Mariam refletia uma opinião amplamente compartilhada por muitos dinamarqueses. Um estudo realizado em 2018 pelo think tank Concito concluiu que o combate à mudança climática é uma das preocupações principais dos eleitores. Um pouco mais de metade dos entrevistados disse que precisará mudar seu movo de vida para poder combater o aquecimento global.

Simone Nordfalk trabalha numa feira ao ar livre. Ela encara a perspectiva de mudar seus hábitos alimentares pelo bem da causa do combate à mudança climática. Os figos que ela vende vieram do Brasil, os morangos, da Espanha.

Não será fácil os dinamarqueses voltarem a se alimentar como faziam uma geração atrás. “Acho difícil isso acontecer”, ela comentou.

Copenhague também está se preparando para enfrentar os efeitos da mudança climática. As chuvas estão mais intensas e o nível do mar vem subindo. A prefeitura está construindo nos bairros mais vulneráveis novos parques e lagoas para receber a água que não conseguir ser drenada.

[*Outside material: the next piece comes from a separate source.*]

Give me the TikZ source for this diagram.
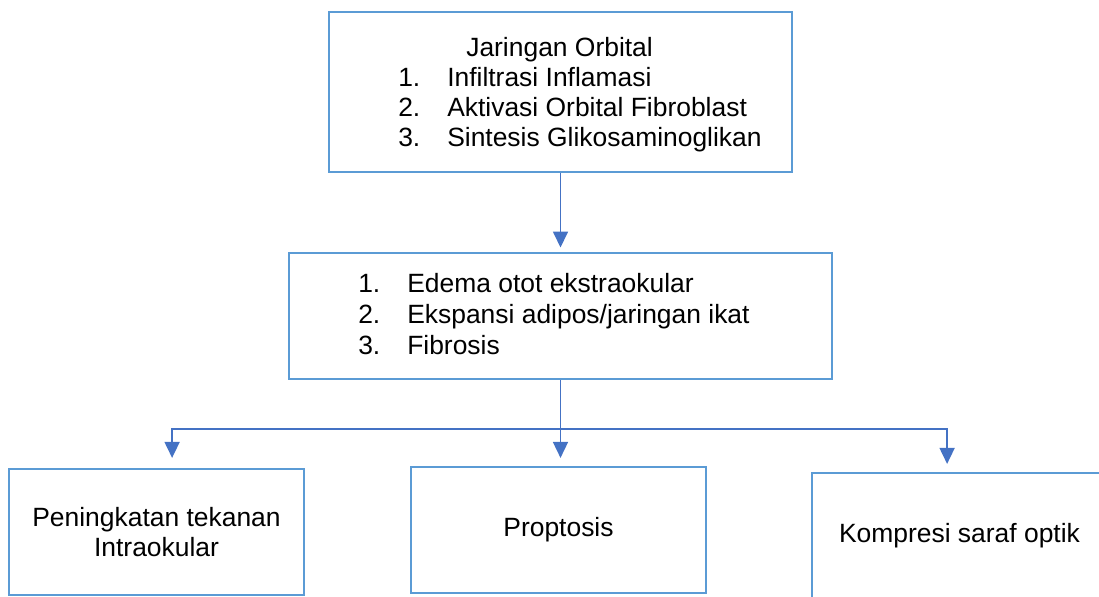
\documentclass[tikz,border=0pt]{standalone}
\usepackage{fontspec}
\setmainfont{Liberation Sans}
\usepackage{xcolor}
\usepackage{tikz}
\usetikzlibrary{arrows.meta,positioning,calc}
\definecolor{boxcol}{HTML}{5B9BD5}
\definecolor{arrcol}{HTML}{4472C4}

\begin{document}
\begin{tikzpicture}[font=\fontsize{18.8}{21.3}\selectfont,
  bx/.style={draw=boxcol,line width=2.1pt,inner sep=0pt,align=center},
  ln/.style={anchor=base west,inner sep=0pt},
  wire/.style={draw=arrcol,line width=1.2pt},
  arr/.style={wire,-{Triangle[length=4mm,width=3.75mm]}},
]
\clip (0,0) rectangle (27.475,14.925);

\node[bx,minimum width=11.575cm,minimum height=4.0cm] (jaringan) at (14.0125,12.625) {};
\node[ln] (j0) at (11.65,13.5) {Jaringan Orbital};
\node[ln] (j1) at (9.95,12.75) {\makebox[1.225cm][l]{1.}Infiltrasi Inflamasi};
\node[ln] (j2) at (9.95,12.0) {\makebox[1.225cm][l]{2.}Aktivasi Orbital Fibroblast};
\node[ln] (j3) at (9.95,11.25) {\makebox[1.225cm][l]{3.}Sintesis Glikosaminoglikan};

\node[bx,minimum width=13.575cm,minimum height=3.15cm] (perubahan) at (14.0125,7.025) {};
\node[ln] (e1) at (8.95,7.6) {\makebox[1.225cm][l]{1.}Edema otot ekstraokular};
\node[ln] (e2) at (8.95,6.825) {\makebox[1.225cm][l]{2.}Ekspansi adipos/jaringan ikat};
\node[ln] (e3) at (8.95,6.05) {\makebox[1.225cm][l]{3.}Fibrosis};

\node[bx,minimum width=7.375cm,minimum height=3.15cm] (tekanan) at (3.9125,1.625)
  {Peningkatan tekanan\\Intraokular};
\node[bx,minimum width=7.375cm,minimum height=3.15cm] (proptosis) at (13.9625,1.675)
  {Proptosis};
\node[bx,minimum width=7.375cm,minimum height=3.15cm] (kompresi) at (23.9875,1.525)
  {Kompresi saraf optik};

\draw[arr,shorten >=0.1cm] (jaringan.south) -- (perubahan.north);

\coordinate (cabang) at (perubahan.south |- 0,4.2);
\draw[wire] (perubahan.south) -- (cabang);
\draw[arr,shorten >=0.24cm] (cabang) -| ([xshift=0.39cm]tekanan.north);
\draw[arr,shorten >=0.19cm] (cabang) -- (cabang |- proptosis.north);
\draw[arr,shorten >=0.19cm] (cabang) -| ([xshift=-0.31cm]kompresi.north);
\end{tikzpicture}
\end{document}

Novos diques foram erguidos diante do porto, e há uma proposta para construir uma nova ilha no nordeste para bloquear ressacas.

Politicamente falando, a apreensão pública em relação à mudança climática pode representar a maior motivação das iniciativas do prefeito.

“As pessoas estão sinceramente preocupadas com isso”, comentou Klaus Bondam, ex-político que hoje comanda um lobby de ciclistas. “Seria preciso um político ser surdo para não ouvir essa preocupação.”